Collected data

· · · · · · ·

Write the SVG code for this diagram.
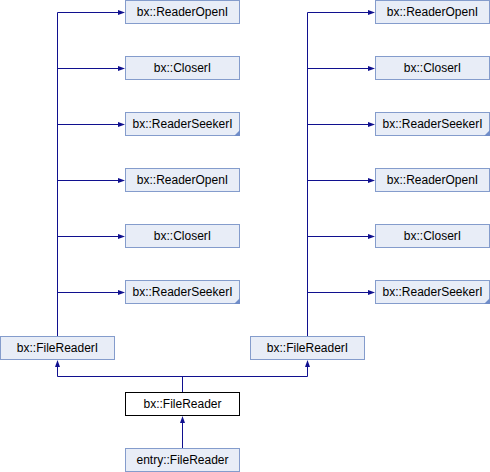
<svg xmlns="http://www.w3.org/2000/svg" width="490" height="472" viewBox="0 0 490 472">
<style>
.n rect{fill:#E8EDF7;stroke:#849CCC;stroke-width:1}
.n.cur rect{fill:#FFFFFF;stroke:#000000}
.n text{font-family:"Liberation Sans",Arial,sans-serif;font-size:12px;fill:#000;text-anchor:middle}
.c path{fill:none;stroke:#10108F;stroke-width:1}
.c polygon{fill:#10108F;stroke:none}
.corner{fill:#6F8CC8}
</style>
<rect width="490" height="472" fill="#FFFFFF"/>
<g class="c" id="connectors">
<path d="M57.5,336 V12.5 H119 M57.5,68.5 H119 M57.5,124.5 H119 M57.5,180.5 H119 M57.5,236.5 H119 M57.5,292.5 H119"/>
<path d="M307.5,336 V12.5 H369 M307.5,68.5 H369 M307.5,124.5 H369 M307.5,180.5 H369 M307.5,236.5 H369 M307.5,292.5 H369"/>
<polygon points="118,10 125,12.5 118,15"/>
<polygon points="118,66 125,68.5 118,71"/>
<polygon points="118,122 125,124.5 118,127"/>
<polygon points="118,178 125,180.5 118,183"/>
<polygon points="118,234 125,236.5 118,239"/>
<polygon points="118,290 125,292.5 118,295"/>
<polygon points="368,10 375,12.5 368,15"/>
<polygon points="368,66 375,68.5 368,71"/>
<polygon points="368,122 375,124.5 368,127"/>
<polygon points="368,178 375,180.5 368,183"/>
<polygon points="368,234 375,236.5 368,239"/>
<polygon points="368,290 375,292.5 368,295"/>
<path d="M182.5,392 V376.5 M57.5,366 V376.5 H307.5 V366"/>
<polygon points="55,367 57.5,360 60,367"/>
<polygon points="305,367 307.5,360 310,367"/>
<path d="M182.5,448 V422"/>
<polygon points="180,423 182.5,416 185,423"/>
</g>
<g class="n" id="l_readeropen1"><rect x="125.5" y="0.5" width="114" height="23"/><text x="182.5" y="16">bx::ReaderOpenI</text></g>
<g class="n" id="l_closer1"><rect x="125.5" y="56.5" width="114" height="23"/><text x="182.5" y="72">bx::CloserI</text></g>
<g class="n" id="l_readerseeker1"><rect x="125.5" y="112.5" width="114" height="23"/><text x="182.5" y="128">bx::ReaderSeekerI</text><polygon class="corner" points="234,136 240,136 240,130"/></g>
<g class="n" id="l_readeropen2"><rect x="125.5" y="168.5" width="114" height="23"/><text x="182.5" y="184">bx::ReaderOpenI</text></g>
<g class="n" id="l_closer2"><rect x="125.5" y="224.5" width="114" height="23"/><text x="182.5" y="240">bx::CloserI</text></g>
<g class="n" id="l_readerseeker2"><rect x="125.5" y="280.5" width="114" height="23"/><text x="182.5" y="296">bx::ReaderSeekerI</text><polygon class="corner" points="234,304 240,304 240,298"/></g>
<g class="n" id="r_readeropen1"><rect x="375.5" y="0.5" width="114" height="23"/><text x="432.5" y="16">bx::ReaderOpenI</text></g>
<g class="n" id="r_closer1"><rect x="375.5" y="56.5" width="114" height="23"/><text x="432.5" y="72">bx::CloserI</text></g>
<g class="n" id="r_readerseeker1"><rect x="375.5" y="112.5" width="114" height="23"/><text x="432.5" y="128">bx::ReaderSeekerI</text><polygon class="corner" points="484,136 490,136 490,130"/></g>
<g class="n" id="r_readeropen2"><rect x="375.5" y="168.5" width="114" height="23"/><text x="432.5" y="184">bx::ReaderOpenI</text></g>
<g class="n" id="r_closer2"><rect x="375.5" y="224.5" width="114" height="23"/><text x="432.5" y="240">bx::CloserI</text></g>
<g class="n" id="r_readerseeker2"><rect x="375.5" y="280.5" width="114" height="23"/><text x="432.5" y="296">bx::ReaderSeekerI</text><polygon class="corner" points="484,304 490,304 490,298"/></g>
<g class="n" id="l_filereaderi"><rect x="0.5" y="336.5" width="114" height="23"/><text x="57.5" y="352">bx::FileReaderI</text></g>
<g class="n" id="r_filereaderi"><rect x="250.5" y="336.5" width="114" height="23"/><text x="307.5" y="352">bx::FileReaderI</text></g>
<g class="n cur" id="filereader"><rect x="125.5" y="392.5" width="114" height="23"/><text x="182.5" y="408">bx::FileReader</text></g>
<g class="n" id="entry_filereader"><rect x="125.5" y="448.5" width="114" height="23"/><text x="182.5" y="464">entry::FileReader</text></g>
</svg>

· · · · · · ·

Stated goal
Omit the pictures, then quote the rest of the material above exactly.

Complete response
Write the SVG code for this diagram.
<svg xmlns="http://www.w3.org/2000/svg" width="490" height="472" viewBox="0 0 490 472">
<style>
.n rect{fill:#E8EDF7;stroke:#849CCC;stroke-width:1}
.n.cur rect{fill:#FFFFFF;stroke:#000000}
.n text{font-family:"Liberation Sans",Arial,sans-serif;font-size:12px;fill:#000;text-anchor:middle}
.c path{fill:none;stroke:#10108F;stroke-width:1}
.c polygon{fill:#10108F;stroke:none}
.corner{fill:#6F8CC8}
</style>
<rect width="490" height="472" fill="#FFFFFF"/>
<g class="c" id="connectors">
<path d="M57.5,336 V12.5 H119 M57.5,68.5 H119 M57.5,124.5 H119 M57.5,180.5 H119 M57.5,236.5 H119 M57.5,292.5 H119"/>
<path d="M307.5,336 V12.5 H369 M307.5,68.5 H369 M307.5,124.5 H369 M307.5,180.5 H369 M307.5,236.5 H369 M307.5,292.5 H369"/>
<polygon points="118,10 125,12.5 118,15"/>
<polygon points="118,66 125,68.5 118,71"/>
<polygon points="118,122 125,124.5 118,127"/>
<polygon points="118,178 125,180.5 118,183"/>
<polygon points="118,234 125,236.5 118,239"/>
<polygon points="118,290 125,292.5 118,295"/>
<polygon points="368,10 375,12.5 368,15"/>
<polygon points="368,66 375,68.5 368,71"/>
<polygon points="368,122 375,124.5 368,127"/>
<polygon points="368,178 375,180.5 368,183"/>
<polygon points="368,234 375,236.5 368,239"/>
<polygon points="368,290 375,292.5 368,295"/>
<path d="M182.5,392 V376.5 M57.5,366 V376.5 H307.5 V366"/>
<polygon points="55,367 57.5,360 60,367"/>
<polygon points="305,367 307.5,360 310,367"/>
<path d="M182.5,448 V422"/>
<polygon points="180,423 182.5,416 185,423"/>
</g>
<g class="n" id="l_readeropen1"><rect x="125.5" y="0.5" width="114" height="23"/><text x="182.5" y="16">bx::ReaderOpenI</text></g>
<g class="n" id="l_closer1"><rect x="125.5" y="56.5" width="114" height="23"/><text x="182.5" y="72">bx::CloserI</text></g>
<g class="n" id="l_readerseeker1"><rect x="125.5" y="112.5" width="114" height="23"/><text x="182.5" y="128">bx::ReaderSeekerI</text><polygon class="corner" points="234,136 240,136 240,130"/></g>
<g class="n" id="l_readeropen2"><rect x="125.5" y="168.5" width="114" height="23"/><text x="182.5" y="184">bx::ReaderOpenI</text></g>
<g class="n" id="l_closer2"><rect x="125.5" y="224.5" width="114" height="23"/><text x="182.5" y="240">bx::CloserI</text></g>
<g class="n" id="l_readerseeker2"><rect x="125.5" y="280.5" width="114" height="23"/><text x="182.5" y="296">bx::ReaderSeekerI</text><polygon class="corner" points="234,304 240,304 240,298"/></g>
<g class="n" id="r_readeropen1"><rect x="375.5" y="0.5" width="114" height="23"/><text x="432.5" y="16">bx::ReaderOpenI</text></g>
<g class="n" id="r_closer1"><rect x="375.5" y="56.5" width="114" height="23"/><text x="432.5" y="72">bx::CloserI</text></g>
<g class="n" id="r_readerseeker1"><rect x="375.5" y="112.5" width="114" height="23"/><text x="432.5" y="128">bx::ReaderSeekerI</text><polygon class="corner" points="484,136 490,136 490,130"/></g>
<g class="n" id="r_readeropen2"><rect x="375.5" y="168.5" width="114" height="23"/><text x="432.5" y="184">bx::ReaderOpenI</text></g>
<g class="n" id="r_closer2"><rect x="375.5" y="224.5" width="114" height="23"/><text x="432.5" y="240">bx::CloserI</text></g>
<g class="n" id="r_readerseeker2"><rect x="375.5" y="280.5" width="114" height="23"/><text x="432.5" y="296">bx::ReaderSeekerI</text><polygon class="corner" points="484,304 490,304 490,298"/></g>
<g class="n" id="l_filereaderi"><rect x="0.5" y="336.5" width="114" height="23"/><text x="57.5" y="352">bx::FileReaderI</text></g>
<g class="n" id="r_filereaderi"><rect x="250.5" y="336.5" width="114" height="23"/><text x="307.5" y="352">bx::FileReaderI</text></g>
<g class="n cur" id="filereader"><rect x="125.5" y="392.5" width="114" height="23"/><text x="182.5" y="408">bx::FileReader</text></g>
<g class="n" id="entry_filereader"><rect x="125.5" y="448.5" width="114" height="23"/><text x="182.5" y="464">entry::FileReader</text></g>
</svg>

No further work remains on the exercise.